The commission will craft recommendations on the challenges that
colleges face when they offer programs in multiple states. The group
includes the Clinton administration’s education secretary, Richard W.
Riley, as well as the lieutenant governor of Colorado and a former
governor of Wyoming. Its first session will be in June. (Public-University Groups Form Panel on Distance-Education Regulation, The Ticker, Chronicle of Higher Education, May 23, 2012).
On the one hand this may be good news as the free market approach to the development of distance education has increased competition among universities and provided a host of distinct models. Standardization may be useful for students so that they might have confidence in choosing among programs and understanding what each offers and lacks. On the other hand, these efforts to control and manage distance education suggests a certain degree of collusion in the control of markets for students even as they impose market discipline and standardization on the product offered.
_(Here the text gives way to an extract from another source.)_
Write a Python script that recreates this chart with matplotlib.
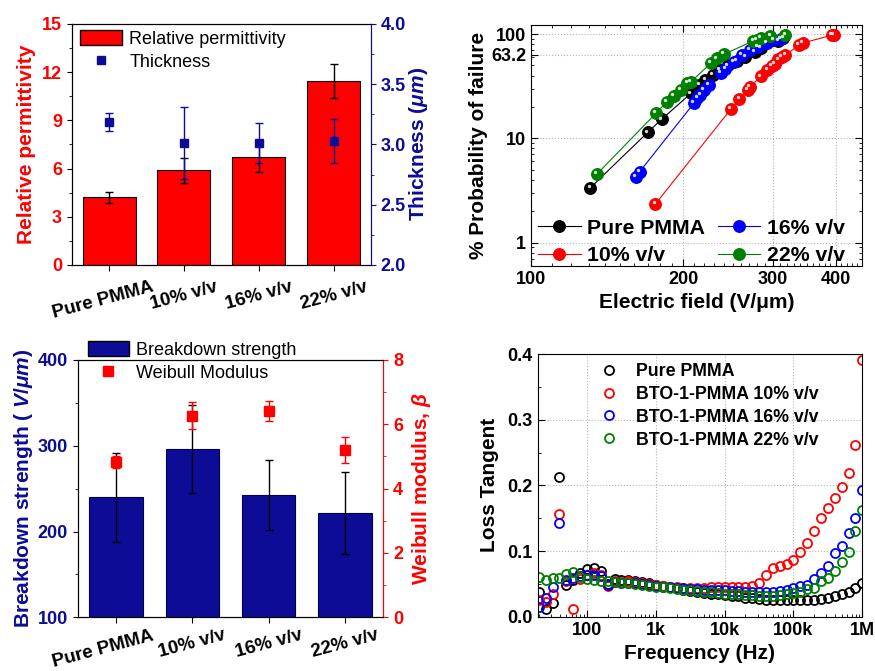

(Pix (c) Larry Catá Backer 2012)
And, as appears to be usual in these endeavors, no one had thought to include in the Commission a space for the institutional voice of faculty. As a consequence, while there will be much discussion about the management and shape of markets for distance education, and standardization of its form and content, all of this will be done without the bother of consulting with the stakeholder that will bear the largest share of responsibility for its implementation and success (or failure).